Here is a timely and unique book as there are ever so few on this subject. An unfortunately incomplete and lacking evaluation as it commands a slightly negative overall bent at times -supported with some just plain missing, wrong and/or incomplete information. Most of all it was authored by a non-investor professional. Incomplete and unbalanced
 
While this author goes to some length researching it all, Bruce Bickerstaff (BB) has no professional investment background -and it shows.  The book suffers from a number of outright mistakes, wrong innuendo's and unbalanced views of risks. Here to name just a few:

On page 58 BB brings up the words "imminent" and "inevitable" in the same paragraph addressing the likely decline of the Thai Baht currency.  While this supports his general overall tone which is mildly negative if not condescending.. but just plain wrong as the Baht has continued to strengthened vs. the US$, the EU and even the Swiss Franc over the past years.
 
Thailand's currency has appreciated some 25% vs. the US$ in the past 10 years, from the low 40's Baht per US$, to now around 32 per US$. The Thai Baht, over the past 3-4 years, has also appreciated nearly 10% even vs. the Swiss Franc...and in the past 8 months the Baht has moved-up some 10% vs. the EU. (at the time of this writing).

Liquidity, here is a word BB brings up so very often.  Surely "liquidity" is very relative, i.e. Relative to the investor in question meaning the amount of capital they invest.  An institution managing millions of dollars in Thailand has a different requirement on share liquidity then an individual investor with a few thousand dollars to invest.  Liquidity is so a relative concept, but BB makes it out as if we are all multi-million dollar investors.

In the very first page of the introduction BB warns us that "Thai investment environment is such that foreigners must exercise a higher level of due diligence than they would in their country of origin".   OK, but since this book was just published (2010), it could well be added that in recent times the risks of due diligence traps and lapses were far more serious in the US/West, post the financial crisis.

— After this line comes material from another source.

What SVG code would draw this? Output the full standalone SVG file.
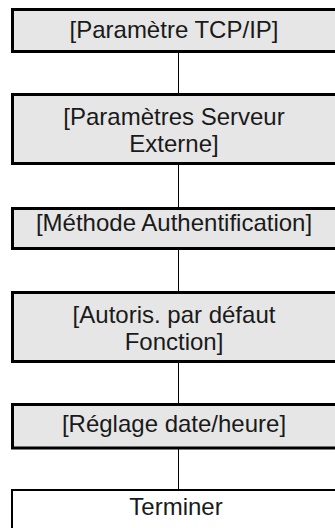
<svg xmlns="http://www.w3.org/2000/svg" width="335" height="528" viewBox="0 0 335 528">
<style>
.box{fill:#e6e6e6;stroke:#000;stroke-width:3}
.end{fill:#fff;stroke:#000;stroke-width:2}
.t{font-family:"Liberation Sans",Arial,sans-serif;font-size:24px;fill:#1a1a1a;text-anchor:middle}
.c{stroke:#000;stroke-width:1;fill:none}
</style>
<rect width="335" height="528" fill="#fff"/>
<g id="connectors">
<line class="c" x1="178.5" y1="53" x2="178.5" y2="93"/>
<line class="c" x1="178.5" y1="165" x2="178.5" y2="207"/>
<line class="c" x1="178.5" y1="250" x2="178.5" y2="291"/>
<line class="c" x1="178.5" y1="363" x2="178.5" y2="403"/>
<line class="c" x1="178.5" y1="449" x2="178.5" y2="489"/>
</g>
<g id="n1">
<rect class="box" x="12.5" y="9.5" width="340" height="42"/>
<text class="t" x="174" y="38">[Paramètre TCP/IP]</text>
</g>
<g id="n2">
<rect class="box" x="12.5" y="94.5" width="340" height="69"/>
<text class="t" x="174" y="125">[Paramètres Serveur</text>
<text class="t" x="174" y="152">Externe]</text>
</g>
<g id="n3">
<rect class="box" x="12.5" y="208.5" width="340" height="40"/>
<text class="t" x="174" y="231">[Méthode Authentification]</text>
</g>
<g id="n4">
<rect class="box" x="12.5" y="292.5" width="340" height="69"/>
<text class="t" x="174" y="323">[Autoris. par défaut</text>
<text class="t" x="174" y="350">Fonction]</text>
</g>
<g id="n5">
<rect class="box" x="12.5" y="404.5" width="340" height="43.5"/>
<text class="t" x="174" y="432">[Réglage date/heure]</text>
</g>
<g id="n6">
<rect class="end" x="12" y="490" width="340" height="60"/>
<text class="t" x="176" y="515">Terminer</text>
</g>
</svg>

Why not mention this?

On page 28, BB is right in telling us that opening a Thai bank account is not always a straight forward process for foreigners, but he shortchanges the reader/individual investor in not explaining that to receive dividends from Thai stocks in Thailand, a Bank acct. is a must.  Because brokers here are not allowed to endorse such dividend checks.  He could of also explained the investor friendly e-dividend practice here, where such checks are automatically bank deposited.
 
On page 33 BB writes about the type O-A visa to get a Thai retirement visa along with the 800,000 Baht required deposit in any Thai bank account. But then fails to state that this must be in place for 3 full months before any such a visa will be issued, and this continuously and not for just a few days.

BB says that less then 5% of Thai's invest in listed shares vs. over more then 50% of Australians do.  So then, no wonder Thai's are less in-tuned to share ownership and analysis, which he in various other pages speaks critically about.

Chapter 5 reviews the Thai economy and quotes somebody how its "falling into an economic abyss".  Yet not once does BB rightly blame this set back on the global financial crisis which was home-made in the US and then exported to Asia from the West! Instead, he so alludes that its all Thailand's shortcoming. 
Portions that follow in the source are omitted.